Vis fieri liber? mentiris, Maxime, non vis:
sed fieri si vis, hac ratione potes.
liber eris, cenare foris si, Maxime, nolis,
Veientana tuam si domat uva sitim,
si ridere potes miseri chrysendeta Cinnae, 5
contentus nostra si potes esse toga,
si plebeia Venus gemino tibi vincitur asse,
si tua non rectus tecta subire potes.
haec tibi si vis est, si mentis tanta potestas,
liberior Partho vivere rege potes. 10

Um die innere Freiheit zu erreichen, müsse man auf unnötigen Luxus verzichten, was der Sprecher durch sechs Punkte exemplifiziert: Man müsse bereit sein, 1) keine cena-Einladungen mehr anzunehmen,33 2) einen bescheidenen Wein zu trinken,34 3) das luxuriöse Besteck eines Cinna zu verachten,35 4) eine bescheidene Toga anzulegen, 5) sich mit einer bescheidenen Dirne zufrieden zu geben und schließlich 6) ein kleines Haus zu bewohnen. Das Schlussdistichon greift wieder auf die Vorstellung vom König zurück: Mit dieser Willensstärke (potestas mentis) könne Maximus dann freier als der Partherkönig leben, der als Inbegriff des Autokraten gilt, in einem Reich, in dem sich alle Untertanen dem Großkönig nur auf Knien nähern. Martials Sprecher bringt in dieser Pointe ironisch noch einmal zum Ausdruck, was für ein Leben Maximus sich wünscht: Mächtig und reich wie ein Tyrann zu sein – weit entfernt von der horazischen Freiheit. Man denke hierbei auch an die otia liberrima, die bei Horaz mit den divitiae Arabum in epist. 1,7,36Horazepist. 1,7,36 kontrastiert werden. Zugleich aber wäre die Forderung erfüllt, die der Sprecher in 2,18Martial2,18an Maximus gestellt hat: Sich wenigstens wie ein rex zu benehmen, wenn er schon clientes hat.

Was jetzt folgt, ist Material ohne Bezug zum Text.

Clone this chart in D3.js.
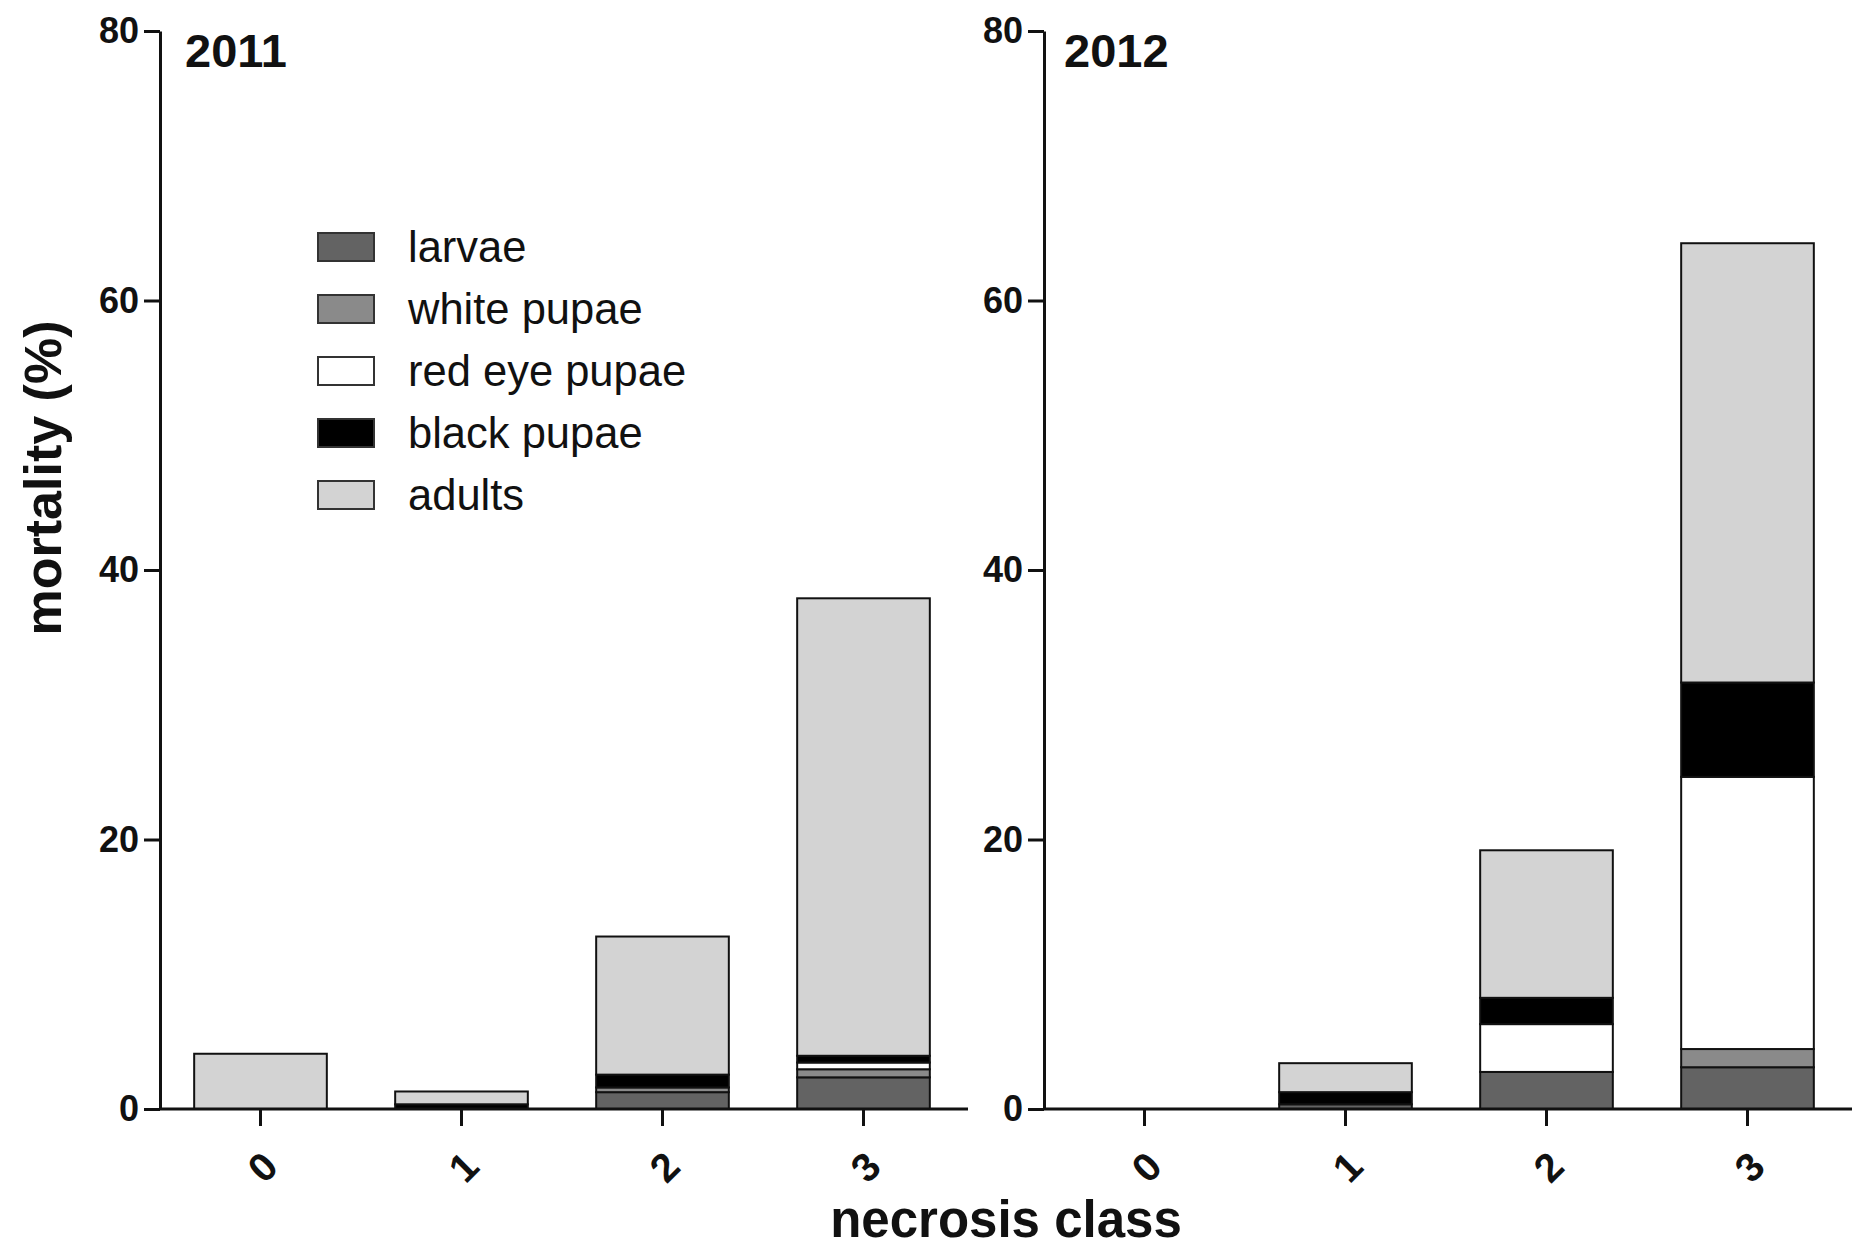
<!DOCTYPE html>
<html>
<head>
<meta charset="utf-8">
<script src="https://cdn.jsdelivr.net/npm/d3@7"></script>
<style>
  body { margin: 0; background: #fff; }
  text { font-family: "Liberation Sans", Arial, sans-serif; }
</style>
</head>
<body>
<div id="chart"></div>
<script>
// necrosis classes and stages
var categories = ["0", "1", "2", "3"];
var stages = ["larvae", "white pupae", "red eye pupae", "black pupae", "adults"];
var yTicks = [0, 20, 40, 60, 80];

// 2011 mortality (%) per stage
var larvae2011 = [0, 0, 1.25, 2.35];
var whitePupae2011 = [0, 0, 0.35, 0.6];
var redEye2011 = [0, 0, 0, 0.5];
var blackPupae2011 = [0, 0.35, 0.95, 0.5];
var adults2011 = [4.1, 0.95, 10.25, 33.95];

// 2012 mortality (%) per stage
var larvae2012 = [0, 0.35, 2.75, 3.1];
var whitePupae2012 = [0, 0, 0, 1.35];
var redEye2012 = [0, 0, 3.55, 20.2];
var blackPupae2012 = [0, 0.9, 1.95, 7.0];
var adults2012 = [0, 2.15, 10.95, 32.6];

var colors = ["#636363", "#8a8a8a", "#ffffff", "#000000", "#d3d3d3"];

function rows(series) {
  return categories.map(function(c, i) {
    var r = {cls: c};
    stages.forEach(function(s, k) { r[s] = series[k][i]; });
    return r;
  });
}

var panels = [
  {year: "2011", x0: 160, yearDx: 25, data: rows([larvae2011, whitePupae2011, redEye2011, blackPupae2011, adults2011])},
  {year: "2012", x0: 1044, yearDx: 20, data: rows([larvae2012, whitePupae2012, redEye2012, blackPupae2012, adults2012])}
];

var svg = d3.select("#chart").append("svg")
  .attr("width", 1860)
  .attr("height", 1249);

var y = d3.scaleLinear().domain([0, 80]).range([1109, 31]);
var stack = d3.stack().keys(stages);
var color = d3.scaleOrdinal().domain(stages).range(colors);

panels.forEach(function(p) {
  var x = d3.scaleBand()
    .domain(categories)
    .range([p.x0, p.x0 + 804])
    .paddingInner(0.34)
    .paddingOuter(0.17);

  var g = svg.append("g");
  var layers = stack(p.data);

  layers.forEach(function(layer) {
    g.selectAll(null)
      .data(layer.filter(function(d) { return d[1] - d[0] > 0; }))
      .enter().append("rect")
      .attr("x", function(d) { return x(d.data.cls); })
      .attr("y", function(d) { return y(d[1]); })
      .attr("width", x.bandwidth())
      .attr("height", function(d) { return y(d[0]) - y(d[1]); })
      .attr("fill", color(layer.key))
      .attr("stroke", "#111")
      .attr("stroke-width", 2);
  });

  // y axis
  var ya = g.append("g")
    .attr("transform", "translate(" + p.x0 + ",0)")
    .call(d3.axisLeft(y).tickValues(yTicks).tickSize(16).tickSizeOuter(0).tickPadding(5));
  ya.select(".domain").attr("stroke-width", 3).attr("stroke", "#111");
  ya.selectAll(".tick line").attr("stroke-width", 3).attr("stroke", "#111");
  ya.selectAll(".tick text")
    .style("font-size", "36px")
    .style("font-weight", "bold")
    .attr("fill", "#111");

  // x axis
  var xa = g.append("g")
    .attr("transform", "translate(0," + y(0) + ")")
    .call(d3.axisBottom(x).tickSize(17).tickSizeOuter(0));
  xa.select(".domain").attr("d", "M" + (p.x0 - 1) + ",0H" + (p.x0 + 808))
    .attr("stroke-width", 3).attr("stroke", "#111");
  xa.selectAll(".tick line").attr("stroke-width", 3).attr("stroke", "#111");
  xa.selectAll(".tick text")
    .attr("y", 0).attr("dy", "0.35em")
    .attr("transform", "translate(2,58) rotate(-45)")
    .attr("text-anchor", "middle")
    .style("font-size", "40px")
    .style("font-weight", "bold")
    .attr("fill", "#111");

  g.append("text")
    .attr("x", p.x0 + p.yearDx)
    .attr("y", 67)
    .style("font-size", "47px")
    .style("font-weight", "bold")
    .attr("fill", "#111")
    .text(p.year);
});

// legend
var legend = svg.append("g");
stages.forEach(function(s, i) {
  var cy = 247 + i * 62;
  legend.append("rect")
    .attr("x", 318).attr("y", cy - 14)
    .attr("width", 56).attr("height", 28)
    .attr("fill", color(s))
    .attr("stroke", "#333")
    .attr("stroke-width", 2);
  legend.append("text")
    .attr("x", 408).attr("y", cy + 15)
    .style("font-size", "43.5px")
    .attr("fill", "#111")
    .text(s);
});

// axis titles
svg.append("text")
  .attr("transform", "translate(61,478) rotate(-90)")
  .attr("text-anchor", "middle")
  .style("font-size", "52px")
  .style("font-weight", "bold")
  .attr("fill", "#111")
  .text("mortality (%)");

svg.append("text")
  .attr("x", 1006).attr("y", 1237)
  .attr("text-anchor", "middle")
  .style("font-size", "51px")
  .style("font-weight", "bold")
  .attr("fill", "#111")
  .text("necrosis class");
</script>
</body>
</html>
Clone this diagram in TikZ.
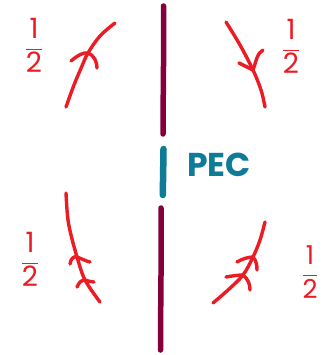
\documentclass[tikz,border=0pt]{standalone}
\usepackage{fontspec}
\setmainfont{Poppins}
\definecolor{ink}{RGB}{236,28,36}
\definecolor{wall}{RGB}{132,0,60}
\definecolor{pec}{RGB}{14,124,150}
\tikzset{
  stroke/.style={draw=ink, line width=3.4pt, line cap=round, line join=round},
  wallline/.style={draw=wall, line width=5.5pt, line cap=round},
  pecline/.style={draw=pec, line width=6.5pt, line cap=round},
  half/.style={text=ink, font=\fontsize{28}{32}\selectfont, inner sep=0pt},
  peclabel/.style={text=pec, font=\fontsize{33}{36}\selectfont\bfseries, inner sep=0pt}
}
\newcommand{\halffrac}{$\displaystyle\frac{\mbox{1}}{\mbox{2}}$}
\begin{document}
\begin{tikzpicture}[x=1pt, y=-1pt]
\useasboundingbox (0,0) rectangle (331,355);
\fill[white] (0,0) rectangle (331,355);

% the conducting wall, split by the PEC segment
\draw[wallline] (163.5,6) .. controls (164,50) and (163,100) .. (163,134);
\draw[pecline] (163.5,149) .. controls (163.3,165) and (163,180) .. (162.8,195);
\draw[wallline] (161,208) .. controls (161.5,260) and (160.5,310) .. (160.5,350);
\node[peclabel] (pectext) at (219,165) {PEC};

% upper left current, pointing up
\draw[stroke] plot[smooth, tension=0.6] coordinates {(66,107) (74,85) (82,66) (88,53) (100,36) (115,23)};
\draw[stroke] (71,61) .. controls (78,55) and (84,52) .. (88,53) .. controls (94,55) and (97,62) .. (97,68);
\node[half] (h1) at (34,45) {\halffrac};

% upper right current, pointing down
\draw[stroke] plot[smooth, tension=0.6] coordinates {(226,22) (240,45) (253,70) (261,90) (265,107)};
\draw[stroke] (239,63) -- (253,70) .. controls (256,62) and (257,53) .. (263,50);
\node[half] (h2) at (291,46) {\halffrac};

% lower left current, double arrow pointing up
\draw[stroke] plot[smooth, tension=0.6] coordinates {(66,193) (68,220) (73,243) (77,257) (85,280) (100,302)};
\draw[stroke] (70,264) .. controls (71,258) and (74,256) .. (77,257) .. controls (82,259) and (86,261) .. (90,262);
\draw[stroke] (77,287) .. controls (79,282) and (82,280) .. (85,280) .. controls (88,281) and (91,282) .. (94,282);
\node[half] (h3) at (30,259) {\halffrac};

% lower right current, double arrow pointing up
\draw[stroke] plot[smooth, tension=0.6] coordinates {(213,303) (228,290) (243,275) (253,257) (260,240) (265,222)};
\draw[stroke] (237,262) .. controls (242,259) and (248,257) .. (253,257) .. controls (256,260) and (257,265) .. (257,270);
\draw[stroke] (226,277) .. controls (232,276) and (238,275) .. (243,275) .. controls (248,279) and (250,284) .. (250,290);
\node[half, font=\fontsize{26}{30}\selectfont] (h4) at (310,272) {\halffrac};
\end{tikzpicture}
\end{document}
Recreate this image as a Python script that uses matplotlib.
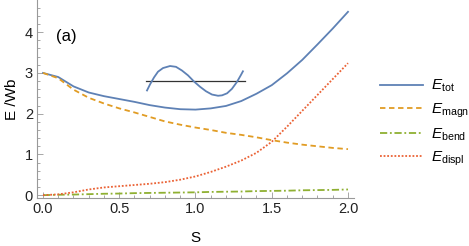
import numpy as np, matplotlib
matplotlib.use('Agg')
import matplotlib.pyplot as plt
from matplotlib.ticker import MultipleLocator

plt.rcParams['font.family'] = ['Liberation Sans', 'DejaVu Sans']
plt.rcParams['mathtext.fontset'] = 'custom'
plt.rcParams['mathtext.rm'] = 'Liberation Sans'
plt.rcParams['mathtext.it'] = 'Liberation Sans:italic'

# ---- data ----
S = [0.0, 0.1, 0.2, 0.3, 0.4, 0.5, 0.6, 0.7, 0.8, 0.9, 1.0,
     1.1, 1.2, 1.3, 1.4, 1.5, 1.6, 1.7, 1.8, 1.9, 2.0]
E_tot = [3.00, 2.90, 2.67, 2.52, 2.43, 2.36, 2.29, 2.21, 2.15, 2.11, 2.10,
         2.13, 2.19, 2.31, 2.49, 2.70, 2.99, 3.32, 3.70, 4.09, 4.50]
E_magn = [3.00, 2.87, 2.59, 2.39, 2.25, 2.13, 2.03, 1.92, 1.81, 1.73, 1.66,
          1.60, 1.53, 1.48, 1.42, 1.35, 1.29, 1.24, 1.20, 1.16, 1.13]
E_bend = [0.00, 0.01, 0.015, 0.025, 0.035, 0.04, 0.05, 0.055, 0.06, 0.065, 0.07,
          0.08, 0.085, 0.09, 0.10, 0.105, 0.11, 0.12, 0.125, 0.13, 0.14]
E_displ = [0.00, 0.02, 0.07, 0.14, 0.19, 0.22, 0.25, 0.28, 0.32, 0.38, 0.46,
           0.57, 0.70, 0.85, 1.04, 1.31, 1.68, 2.07, 2.46, 2.85, 3.24]

# small sketch of the rod shape (in data coords of the plot)
wave_x = [0.682, 0.702, 0.728, 0.754, 0.787, 0.833, 0.872, 0.911, 0.951, 0.990,
          1.030, 1.069, 1.108, 1.148, 1.174, 1.207, 1.239, 1.272, 1.298, 1.311]
wave_y = [2.57, 2.72, 2.89, 3.03, 3.12, 3.17, 3.15, 3.06, 2.94, 2.79,
          2.66, 2.55, 2.47, 2.44, 2.45, 2.50, 2.61, 2.78, 2.95, 3.04]
base_x = [0.675, 1.324]
base_y = [2.80, 2.80]

labels = [r'$E_{\mathrm{tot}}$', r'$E_{\mathrm{magn}}$',
          r'$E_{\mathrm{bend}}$', r'$E_{\mathrm{displ}}$']

# ---- figure ----
fig = plt.figure(figsize=(4.69, 2.46), dpi=100, facecolor='white')
ax = fig.add_axes([0.079, 0.195, 0.676, 0.805])

lw = 1.3
ax.plot(S, E_tot, color='#5E81B5', lw=lw, label=labels[0])
ax.plot(S, E_magn, color='#E19C24', lw=lw, dashes=(3, 2), label=labels[1])
ax.plot(S, E_bend, color='#8FB032', lw=lw, dashes=(4, 1.5, 1, 1.5), label=labels[2])
ax.plot(S, E_displ, color='#EB6235', lw=lw, dashes=(1, 1), label=labels[3])

ax.plot(base_x, base_y, color='#333333', lw=0.9)
ax.plot(wave_x, wave_y, color='#5E81B5', lw=1.3)

ax.text(0.155, 3.9, '(a)', fontsize=12, ha='center', va='center')

ax.set_xlim(-0.039, 2.04)
ax.set_ylim(-0.07, 4.79)
ax.xaxis.set_major_locator(MultipleLocator(0.5))
ax.xaxis.set_minor_locator(MultipleLocator(0.1))
ax.yaxis.set_major_locator(MultipleLocator(1))
ax.yaxis.set_minor_locator(MultipleLocator(0.2))
ax.xaxis.set_major_formatter(matplotlib.ticker.FormatStrFormatter('%.1f'))

for side in ['top', 'right']:
    ax.spines[side].set_visible(False)
for side in ['left', 'bottom']:
    ax.spines[side].set_color('#999999')
    ax.spines[side].set_linewidth(0.8)
ax.tick_params(which='both', direction='in', color='#999999', labelsize=10.5,
               labelcolor='#222222', width=0.6)
ax.tick_params(which='major', length=4, pad=3)
ax.tick_params(which='minor', length=2.2)

ax.set_xlabel('S', fontsize=11, labelpad=11)
ax.set_ylabel('E /Wb', fontsize=11, labelpad=4)

fig.legend(loc='center left', bbox_to_anchor=(0.795, 0.5), frameon=False,
           fontsize=11, handlelength=2.8, handletextpad=0.5, labelspacing=0.45,
           borderpad=0)

plt.savefig('out.png', dpi=100, facecolor='white')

v) Der Sprecher als Gastgeber: der Gast als animal oder amicus?

In Buch 5 stellt Martials Sprecher in einer Reihe von Epigrammen (5,44; 5,47; 5,50; 5,78) die cena wiederum als problematischen Punkt im patronus-cliens-Verhältnis dar, jedoch aus einer anderen Perspektive. Entweder aus der Sicht des bescheidenen Gastgebers oder der des gern scherzenden Beobachters spricht er über das Gastgeber- bzw. Gast-Sein, sowie über den Zusammenhang zwischen parasitären Verhältnissen und philosophischer amicitia.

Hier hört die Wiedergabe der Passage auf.